▶ [Your instructions]:
Please transcribe the data that follows without the pictures, keeping every word the same.

▶ [Supplied data]:
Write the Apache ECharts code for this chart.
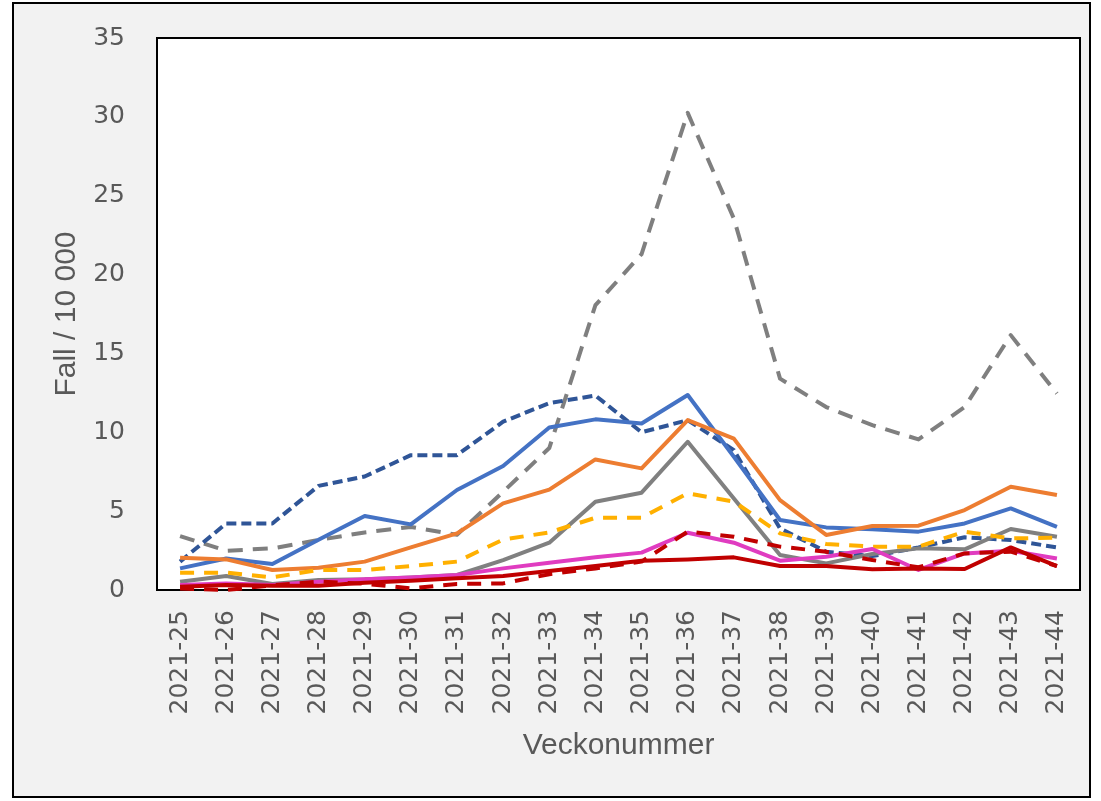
<!DOCTYPE html>
<html>
<head>
<meta charset="utf-8">
<script src="https://cdn.jsdelivr.net/npm/echarts@6/dist/echarts.min.js"></script>
<style>
html,body{margin:0;padding:0;background:#fff;}
#chart{width:1101px;height:801px;}
</style>
</head>
<body>
<div id="chart"></div>
<script>
const weeks = ['2021-25','2021-26','2021-27','2021-28','2021-29','2021-30','2021-31','2021-32','2021-33','2021-34','2021-35','2021-36','2021-37','2021-38','2021-39','2021-40','2021-41','2021-42','2021-43','2021-44'];
const yTicks = {min: 0, max: 35, interval: 5};

const blueSolid    = [1.37, 2.0, 1.65, 3.19, 4.69, 4.16, 6.34, 7.86, 10.3, 10.82, 10.56, 12.36, 8.45, 4.44, 3.97, 3.85, 3.7, 4.22, 5.17, 4.0];
const orangeSolid  = [2.05, 1.94, 1.27, 1.41, 1.8, 2.7, 3.59, 5.49, 6.36, 8.28, 7.71, 10.77, 9.6, 5.7, 3.49, 4.06, 4.08, 5.07, 6.55, 6.02];
const graySolid    = [0.53, 0.89, 0.38, 0.63, 0.68, 0.8, 0.95, 1.9, 3.0, 5.6, 6.17, 9.4, 5.8, 2.22, 1.69, 2.28, 2.64, 2.58, 3.87, 3.38];
const yellowDashed = [1.1, 1.1, 0.8, 1.27, 1.27, 1.52, 1.8, 3.2, 3.65, 4.58, 4.58, 6.13, 5.6, 3.59, 2.92, 2.75, 2.75, 3.7, 3.27, 3.32];
const navyDashed   = [1.8, 4.22, 4.22, 6.6, 7.2, 8.55, 8.55, 10.67, 11.85, 12.33, 10.0, 10.77, 8.87, 3.9, 2.43, 2.15, 2.7, 3.34, 3.17, 2.7];
const grayDashed   = [3.42, 2.49, 2.64, 3.17, 3.65, 4.0, 3.5, 6.23, 9.0, 18.06, 21.3, 30.25, 23.55, 13.4, 11.6, 10.45, 9.55, 11.6, 16.16, 12.46];
const magentaSolid = [0.32, 0.42, 0.32, 0.53, 0.68, 0.8, 0.95, 1.37, 1.73, 2.07, 2.37, 3.63, 3.0, 1.86, 2.11, 2.6, 1.27, 2.32, 2.49, 2.0];
const redSolid     = [0.21, 0.32, 0.27, 0.27, 0.46, 0.59, 0.74, 0.89, 1.2, 1.52, 1.86, 1.94, 2.07, 1.52, 1.52, 1.31, 1.37, 1.33, 2.7, 1.52];
const redDashed    = [0.1, 0.0, 0.3, 0.53, 0.4, 0.1, 0.38, 0.42, 1.0, 1.37, 1.8, 3.7, 3.38, 2.75, 2.43, 1.9, 1.44, 2.32, 2.43, 1.52];

function line(name, data, color, dash, width) {
  return {
    name: name, type: 'line', data: data, symbol: 'none', silent: true,
    lineStyle: {color: color, width: width || 4, type: dash || 'solid', cap: 'butt', join: 'round'},
    itemStyle: {color: color}
  };
}

const chart = echarts.init(document.getElementById('chart'), null, {renderer: 'canvas'});
chart.setOption({
  backgroundColor: '#ffffff',
  animation: false,
  graphic: [{
    type: 'rect', z: -10, silent: true,
    shape: {x: 13, y: 3, width: 1077, height: 794},
    style: {fill: '#f2f2f2', stroke: '#000', lineWidth: 2}
  }],
  grid: {left: 157, right: 21, top: 38, bottom: 211, show: true, backgroundColor: '#ffffff', borderColor: '#000', borderWidth: 2},
  xAxis: {
    type: 'category', data: weeks, boundaryGap: true,
    axisLine: {lineStyle: {color: '#000', width: 2}},
    axisTick: {show: false},
    axisLabel: {rotate: 90, margin: 20, fontSize: 25, color: '#595959', fontFamily: 'DejaVu Sans', interval: 0},
    splitLine: {show: false},
    name: 'Veckonummer', nameLocation: 'middle', nameGap: 141,
    nameTextStyle: {fontSize: 30, color: '#595959', fontFamily: 'Liberation Sans'}
  },
  yAxis: {
    type: 'value', min: yTicks.min, max: yTicks.max, interval: yTicks.interval,
    axisLine: {show: false}, axisTick: {show: false}, splitLine: {show: false},
    axisLabel: {margin: 32, fontSize: 25, color: '#595959', fontFamily: 'DejaVu Sans'},
    name: 'Fall / 10 000', nameLocation: 'middle', nameGap: 75, nameRotate: 90,
    nameTextStyle: {fontSize: 30, color: '#595959', fontFamily: 'Liberation Sans'}
  },
  series: [
    line('grayDashed', grayDashed, '#7f7f7f', [15, 10]),
    line('navyDashed', navyDashed, '#2f5597', [10, 5]),
    line('blueSolid', blueSolid, '#4472c4'),
    line('orangeSolid', orangeSolid, '#ed7d31'),
    line('graySolid', graySolid, '#808080'),
    line('yellowDashed', yellowDashed, '#ffb000', [14, 10]),
    line('magentaSolid', magentaSolid, '#e03cc0'),
    line('redDashed', redDashed, '#c00000', [14, 10]),
    line('redSolid', redSolid, '#c00000')
  ]
});
</script>
</body>
</html>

▶ [Output below]:
Write the Apache ECharts code for this chart.
<!DOCTYPE html>
<html>
<head>
<meta charset="utf-8">
<script src="https://cdn.jsdelivr.net/npm/echarts@6/dist/echarts.min.js"></script>
<style>
html,body{margin:0;padding:0;background:#fff;}
#chart{width:1101px;height:801px;}
</style>
</head>
<body>
<div id="chart"></div>
<script>
const weeks = ['2021-25','2021-26','2021-27','2021-28','2021-29','2021-30','2021-31','2021-32','2021-33','2021-34','2021-35','2021-36','2021-37','2021-38','2021-39','2021-40','2021-41','2021-42','2021-43','2021-44'];
const yTicks = {min: 0, max: 35, interval: 5};

const blueSolid    = [1.37, 2.0, 1.65, 3.19, 4.69, 4.16, 6.34, 7.86, 10.3, 10.82, 10.56, 12.36, 8.45, 4.44, 3.97, 3.85, 3.7, 4.22, 5.17, 4.0];
const orangeSolid  = [2.05, 1.94, 1.27, 1.41, 1.8, 2.7, 3.59, 5.49, 6.36, 8.28, 7.71, 10.77, 9.6, 5.7, 3.49, 4.06, 4.08, 5.07, 6.55, 6.02];
const graySolid    = [0.53, 0.89, 0.38, 0.63, 0.68, 0.8, 0.95, 1.9, 3.0, 5.6, 6.17, 9.4, 5.8, 2.22, 1.69, 2.28, 2.64, 2.58, 3.87, 3.38];
const yellowDashed = [1.1, 1.1, 0.8, 1.27, 1.27, 1.52, 1.8, 3.2, 3.65, 4.58, 4.58, 6.13, 5.6, 3.59, 2.92, 2.75, 2.75, 3.7, 3.27, 3.32];
const navyDashed   = [1.8, 4.22, 4.22, 6.6, 7.2, 8.55, 8.55, 10.67, 11.85, 12.33, 10.0, 10.77, 8.87, 3.9, 2.43, 2.15, 2.7, 3.34, 3.17, 2.7];
const grayDashed   = [3.42, 2.49, 2.64, 3.17, 3.65, 4.0, 3.5, 6.23, 9.0, 18.06, 21.3, 30.25, 23.55, 13.4, 11.6, 10.45, 9.55, 11.6, 16.16, 12.46];
const magentaSolid = [0.32, 0.42, 0.32, 0.53, 0.68, 0.8, 0.95, 1.37, 1.73, 2.07, 2.37, 3.63, 3.0, 1.86, 2.11, 2.6, 1.27, 2.32, 2.49, 2.0];
const redSolid     = [0.21, 0.32, 0.27, 0.27, 0.46, 0.59, 0.74, 0.89, 1.2, 1.52, 1.86, 1.94, 2.07, 1.52, 1.52, 1.31, 1.37, 1.33, 2.7, 1.52];
const redDashed    = [0.1, 0.0, 0.3, 0.53, 0.4, 0.1, 0.38, 0.42, 1.0, 1.37, 1.8, 3.7, 3.38, 2.75, 2.43, 1.9, 1.44, 2.32, 2.43, 1.52];

function line(name, data, color, dash, width) {
  return {
    name: name, type: 'line', data: data, symbol: 'none', silent: true,
    lineStyle: {color: color, width: width || 4, type: dash || 'solid', cap: 'butt', join: 'round'},
    itemStyle: {color: color}
  };
}

const chart = echarts.init(document.getElementById('chart'), null, {renderer: 'canvas'});
chart.setOption({
  backgroundColor: '#ffffff',
  animation: false,
  graphic: [{
    type: 'rect', z: -10, silent: true,
    shape: {x: 13, y: 3, width: 1077, height: 794},
    style: {fill: '#f2f2f2', stroke: '#000', lineWidth: 2}
  }],
  grid: {left: 157, right: 21, top: 38, bottom: 211, show: true, backgroundColor: '#ffffff', borderColor: '#000', borderWidth: 2},
  xAxis: {
    type: 'category', data: weeks, boundaryGap: true,
    axisLine: {lineStyle: {color: '#000', width: 2}},
    axisTick: {show: false},
    axisLabel: {rotate: 90, margin: 20, fontSize: 25, color: '#595959', fontFamily: 'DejaVu Sans', interval: 0},
    splitLine: {show: false},
    name: 'Veckonummer', nameLocation: 'middle', nameGap: 141,
    nameTextStyle: {fontSize: 30, color: '#595959', fontFamily: 'Liberation Sans'}
  },
  yAxis: {
    type: 'value', min: yTicks.min, max: yTicks.max, interval: yTicks.interval,
    axisLine: {show: false}, axisTick: {show: false}, splitLine: {show: false},
    axisLabel: {margin: 32, fontSize: 25, color: '#595959', fontFamily: 'DejaVu Sans'},
    name: 'Fall / 10 000', nameLocation: 'middle', nameGap: 75, nameRotate: 90,
    nameTextStyle: {fontSize: 30, color: '#595959', fontFamily: 'Liberation Sans'}
  },
  series: [
    line('grayDashed', grayDashed, '#7f7f7f', [15, 10]),
    line('navyDashed', navyDashed, '#2f5597', [10, 5]),
    line('blueSolid', blueSolid, '#4472c4'),
    line('orangeSolid', orangeSolid, '#ed7d31'),
    line('graySolid', graySolid, '#808080'),
    line('yellowDashed', yellowDashed, '#ffb000', [14, 10]),
    line('magentaSolid', magentaSolid, '#e03cc0'),
    line('redDashed', redDashed, '#c00000', [14, 10]),
    line('redSolid', redSolid, '#c00000')
  ]
});
</script>
</body>
</html>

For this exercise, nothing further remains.